Copy the data that follows exactly. Include no pictures.

━━ INFORMATION SUPPLIED

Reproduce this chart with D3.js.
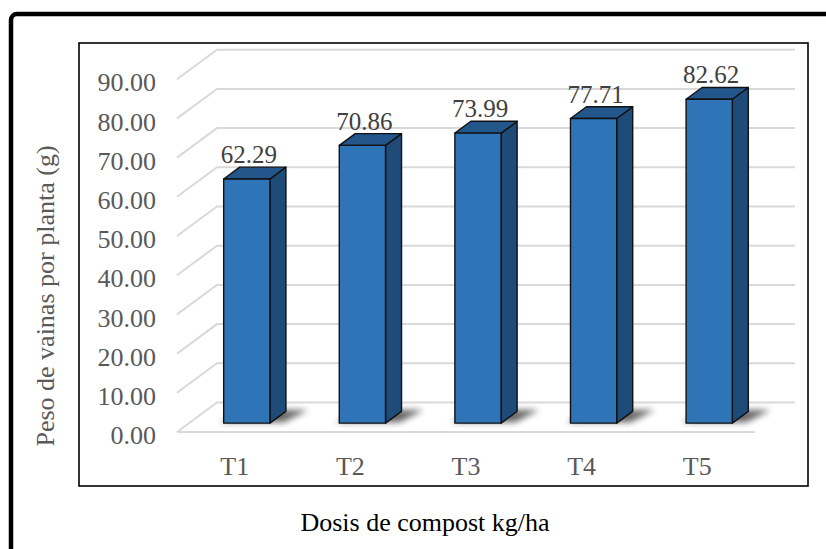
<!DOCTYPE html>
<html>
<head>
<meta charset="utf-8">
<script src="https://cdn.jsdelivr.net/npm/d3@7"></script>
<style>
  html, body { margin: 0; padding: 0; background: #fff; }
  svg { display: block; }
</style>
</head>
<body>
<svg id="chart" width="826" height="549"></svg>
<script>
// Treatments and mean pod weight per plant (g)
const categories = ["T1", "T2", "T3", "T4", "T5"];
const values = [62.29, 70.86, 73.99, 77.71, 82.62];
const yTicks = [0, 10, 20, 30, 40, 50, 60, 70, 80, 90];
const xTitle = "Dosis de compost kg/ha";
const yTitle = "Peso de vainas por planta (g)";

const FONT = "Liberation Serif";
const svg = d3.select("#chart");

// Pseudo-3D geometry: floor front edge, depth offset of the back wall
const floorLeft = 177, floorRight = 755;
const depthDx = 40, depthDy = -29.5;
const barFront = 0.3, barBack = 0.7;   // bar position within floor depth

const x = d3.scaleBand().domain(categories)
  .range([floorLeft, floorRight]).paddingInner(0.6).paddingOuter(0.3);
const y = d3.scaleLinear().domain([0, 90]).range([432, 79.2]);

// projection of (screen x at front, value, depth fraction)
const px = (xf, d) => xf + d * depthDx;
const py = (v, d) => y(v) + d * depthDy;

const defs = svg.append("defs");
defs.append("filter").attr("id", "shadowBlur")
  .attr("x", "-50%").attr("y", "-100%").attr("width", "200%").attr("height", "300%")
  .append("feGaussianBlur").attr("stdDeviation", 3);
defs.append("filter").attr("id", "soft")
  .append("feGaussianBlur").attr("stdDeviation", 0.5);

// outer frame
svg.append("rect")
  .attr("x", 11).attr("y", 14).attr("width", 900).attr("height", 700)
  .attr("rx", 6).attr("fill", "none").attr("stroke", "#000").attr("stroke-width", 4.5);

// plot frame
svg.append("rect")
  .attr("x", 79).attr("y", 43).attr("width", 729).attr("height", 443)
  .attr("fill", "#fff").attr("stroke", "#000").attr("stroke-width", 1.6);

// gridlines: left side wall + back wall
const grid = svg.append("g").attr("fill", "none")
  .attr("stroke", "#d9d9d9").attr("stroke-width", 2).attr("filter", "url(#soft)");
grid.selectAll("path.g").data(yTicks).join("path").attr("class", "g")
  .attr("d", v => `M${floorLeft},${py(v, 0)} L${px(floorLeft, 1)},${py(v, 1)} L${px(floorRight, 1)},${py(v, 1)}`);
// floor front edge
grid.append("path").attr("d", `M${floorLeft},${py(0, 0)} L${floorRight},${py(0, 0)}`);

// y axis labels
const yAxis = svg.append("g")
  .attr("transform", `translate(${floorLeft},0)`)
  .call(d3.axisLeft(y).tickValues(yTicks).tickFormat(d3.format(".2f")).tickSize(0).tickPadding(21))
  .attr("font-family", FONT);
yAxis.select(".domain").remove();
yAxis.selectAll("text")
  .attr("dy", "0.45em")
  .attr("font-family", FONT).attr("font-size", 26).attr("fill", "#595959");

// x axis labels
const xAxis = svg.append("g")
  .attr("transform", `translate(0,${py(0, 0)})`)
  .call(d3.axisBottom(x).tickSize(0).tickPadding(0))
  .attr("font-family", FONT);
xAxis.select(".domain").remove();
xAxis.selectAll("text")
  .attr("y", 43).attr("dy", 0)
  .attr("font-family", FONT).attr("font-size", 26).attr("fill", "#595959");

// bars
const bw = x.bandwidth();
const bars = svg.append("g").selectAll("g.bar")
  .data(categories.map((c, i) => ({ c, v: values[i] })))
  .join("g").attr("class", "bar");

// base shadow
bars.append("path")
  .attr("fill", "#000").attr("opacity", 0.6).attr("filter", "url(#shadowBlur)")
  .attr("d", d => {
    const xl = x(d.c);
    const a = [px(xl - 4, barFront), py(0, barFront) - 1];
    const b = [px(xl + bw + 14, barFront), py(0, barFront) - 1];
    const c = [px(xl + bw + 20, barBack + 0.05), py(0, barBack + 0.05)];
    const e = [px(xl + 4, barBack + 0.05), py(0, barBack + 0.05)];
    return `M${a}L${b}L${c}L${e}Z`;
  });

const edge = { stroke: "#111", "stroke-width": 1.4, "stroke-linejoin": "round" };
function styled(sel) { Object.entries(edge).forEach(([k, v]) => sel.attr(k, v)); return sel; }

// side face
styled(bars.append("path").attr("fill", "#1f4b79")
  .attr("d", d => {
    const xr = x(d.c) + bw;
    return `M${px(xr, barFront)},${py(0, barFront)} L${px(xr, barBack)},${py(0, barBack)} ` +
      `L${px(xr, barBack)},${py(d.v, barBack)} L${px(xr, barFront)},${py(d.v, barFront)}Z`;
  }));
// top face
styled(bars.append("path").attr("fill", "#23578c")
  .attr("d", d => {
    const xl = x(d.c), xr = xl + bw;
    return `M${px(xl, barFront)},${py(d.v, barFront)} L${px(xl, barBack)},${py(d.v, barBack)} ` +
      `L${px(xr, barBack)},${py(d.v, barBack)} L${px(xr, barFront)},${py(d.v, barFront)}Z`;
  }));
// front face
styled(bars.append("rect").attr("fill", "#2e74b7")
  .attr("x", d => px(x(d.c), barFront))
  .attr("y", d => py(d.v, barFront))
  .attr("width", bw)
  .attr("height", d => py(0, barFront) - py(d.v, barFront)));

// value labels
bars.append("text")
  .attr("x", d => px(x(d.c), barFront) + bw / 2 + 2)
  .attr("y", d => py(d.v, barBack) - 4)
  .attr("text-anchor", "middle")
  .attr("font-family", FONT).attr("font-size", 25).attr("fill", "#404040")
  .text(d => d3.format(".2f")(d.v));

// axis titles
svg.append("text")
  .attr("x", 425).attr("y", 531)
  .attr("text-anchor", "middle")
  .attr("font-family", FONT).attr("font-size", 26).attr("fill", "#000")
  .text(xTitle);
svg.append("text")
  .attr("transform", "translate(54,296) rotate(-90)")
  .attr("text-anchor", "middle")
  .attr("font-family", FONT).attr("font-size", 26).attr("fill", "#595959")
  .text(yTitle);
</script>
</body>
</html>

━━━━

## ANSWER TO THE EXERCISE
Reproduce this chart with D3.js.
<!DOCTYPE html>
<html>
<head>
<meta charset="utf-8">
<script src="https://cdn.jsdelivr.net/npm/d3@7"></script>
<style>
  html, body { margin: 0; padding: 0; background: #fff; }
  svg { display: block; }
</style>
</head>
<body>
<svg id="chart" width="826" height="549"></svg>
<script>
// Treatments and mean pod weight per plant (g)
const categories = ["T1", "T2", "T3", "T4", "T5"];
const values = [62.29, 70.86, 73.99, 77.71, 82.62];
const yTicks = [0, 10, 20, 30, 40, 50, 60, 70, 80, 90];
const xTitle = "Dosis de compost kg/ha";
const yTitle = "Peso de vainas por planta (g)";

const FONT = "Liberation Serif";
const svg = d3.select("#chart");

// Pseudo-3D geometry: floor front edge, depth offset of the back wall
const floorLeft = 177, floorRight = 755;
const depthDx = 40, depthDy = -29.5;
const barFront = 0.3, barBack = 0.7;   // bar position within floor depth

const x = d3.scaleBand().domain(categories)
  .range([floorLeft, floorRight]).paddingInner(0.6).paddingOuter(0.3);
const y = d3.scaleLinear().domain([0, 90]).range([432, 79.2]);

// projection of (screen x at front, value, depth fraction)
const px = (xf, d) => xf + d * depthDx;
const py = (v, d) => y(v) + d * depthDy;

const defs = svg.append("defs");
defs.append("filter").attr("id", "shadowBlur")
  .attr("x", "-50%").attr("y", "-100%").attr("width", "200%").attr("height", "300%")
  .append("feGaussianBlur").attr("stdDeviation", 3);
defs.append("filter").attr("id", "soft")
  .append("feGaussianBlur").attr("stdDeviation", 0.5);

// outer frame
svg.append("rect")
  .attr("x", 11).attr("y", 14).attr("width", 900).attr("height", 700)
  .attr("rx", 6).attr("fill", "none").attr("stroke", "#000").attr("stroke-width", 4.5);

// plot frame
svg.append("rect")
  .attr("x", 79).attr("y", 43).attr("width", 729).attr("height", 443)
  .attr("fill", "#fff").attr("stroke", "#000").attr("stroke-width", 1.6);

// gridlines: left side wall + back wall
const grid = svg.append("g").attr("fill", "none")
  .attr("stroke", "#d9d9d9").attr("stroke-width", 2).attr("filter", "url(#soft)");
grid.selectAll("path.g").data(yTicks).join("path").attr("class", "g")
  .attr("d", v => `M${floorLeft},${py(v, 0)} L${px(floorLeft, 1)},${py(v, 1)} L${px(floorRight, 1)},${py(v, 1)}`);
// floor front edge
grid.append("path").attr("d", `M${floorLeft},${py(0, 0)} L${floorRight},${py(0, 0)}`);

// y axis labels
const yAxis = svg.append("g")
  .attr("transform", `translate(${floorLeft},0)`)
  .call(d3.axisLeft(y).tickValues(yTicks).tickFormat(d3.format(".2f")).tickSize(0).tickPadding(21))
  .attr("font-family", FONT);
yAxis.select(".domain").remove();
yAxis.selectAll("text")
  .attr("dy", "0.45em")
  .attr("font-family", FONT).attr("font-size", 26).attr("fill", "#595959");

// x axis labels
const xAxis = svg.append("g")
  .attr("transform", `translate(0,${py(0, 0)})`)
  .call(d3.axisBottom(x).tickSize(0).tickPadding(0))
  .attr("font-family", FONT);
xAxis.select(".domain").remove();
xAxis.selectAll("text")
  .attr("y", 43).attr("dy", 0)
  .attr("font-family", FONT).attr("font-size", 26).attr("fill", "#595959");

// bars
const bw = x.bandwidth();
const bars = svg.append("g").selectAll("g.bar")
  .data(categories.map((c, i) => ({ c, v: values[i] })))
  .join("g").attr("class", "bar");

// base shadow
bars.append("path")
  .attr("fill", "#000").attr("opacity", 0.6).attr("filter", "url(#shadowBlur)")
  .attr("d", d => {
    const xl = x(d.c);
    const a = [px(xl - 4, barFront), py(0, barFront) - 1];
    const b = [px(xl + bw + 14, barFront), py(0, barFront) - 1];
    const c = [px(xl + bw + 20, barBack + 0.05), py(0, barBack + 0.05)];
    const e = [px(xl + 4, barBack + 0.05), py(0, barBack + 0.05)];
    return `M${a}L${b}L${c}L${e}Z`;
  });

const edge = { stroke: "#111", "stroke-width": 1.4, "stroke-linejoin": "round" };
function styled(sel) { Object.entries(edge).forEach(([k, v]) => sel.attr(k, v)); return sel; }

// side face
styled(bars.append("path").attr("fill", "#1f4b79")
  .attr("d", d => {
    const xr = x(d.c) + bw;
    return `M${px(xr, barFront)},${py(0, barFront)} L${px(xr, barBack)},${py(0, barBack)} ` +
      `L${px(xr, barBack)},${py(d.v, barBack)} L${px(xr, barFront)},${py(d.v, barFront)}Z`;
  }));
// top face
styled(bars.append("path").attr("fill", "#23578c")
  .attr("d", d => {
    const xl = x(d.c), xr = xl + bw;
    return `M${px(xl, barFront)},${py(d.v, barFront)} L${px(xl, barBack)},${py(d.v, barBack)} ` +
      `L${px(xr, barBack)},${py(d.v, barBack)} L${px(xr, barFront)},${py(d.v, barFront)}Z`;
  }));
// front face
styled(bars.append("rect").attr("fill", "#2e74b7")
  .attr("x", d => px(x(d.c), barFront))
  .attr("y", d => py(d.v, barFront))
  .attr("width", bw)
  .attr("height", d => py(0, barFront) - py(d.v, barFront)));

// value labels
bars.append("text")
  .attr("x", d => px(x(d.c), barFront) + bw / 2 + 2)
  .attr("y", d => py(d.v, barBack) - 4)
  .attr("text-anchor", "middle")
  .attr("font-family", FONT).attr("font-size", 25).attr("fill", "#404040")
  .text(d => d3.format(".2f")(d.v));

// axis titles
svg.append("text")
  .attr("x", 425).attr("y", 531)
  .attr("text-anchor", "middle")
  .attr("font-family", FONT).attr("font-size", 26).attr("fill", "#000")
  .text(xTitle);
svg.append("text")
  .attr("transform", "translate(54,296) rotate(-90)")
  .attr("text-anchor", "middle")
  .attr("font-family", FONT).attr("font-size", 26).attr("fill", "#595959")
  .text(yTitle);
</script>
</body>
</html>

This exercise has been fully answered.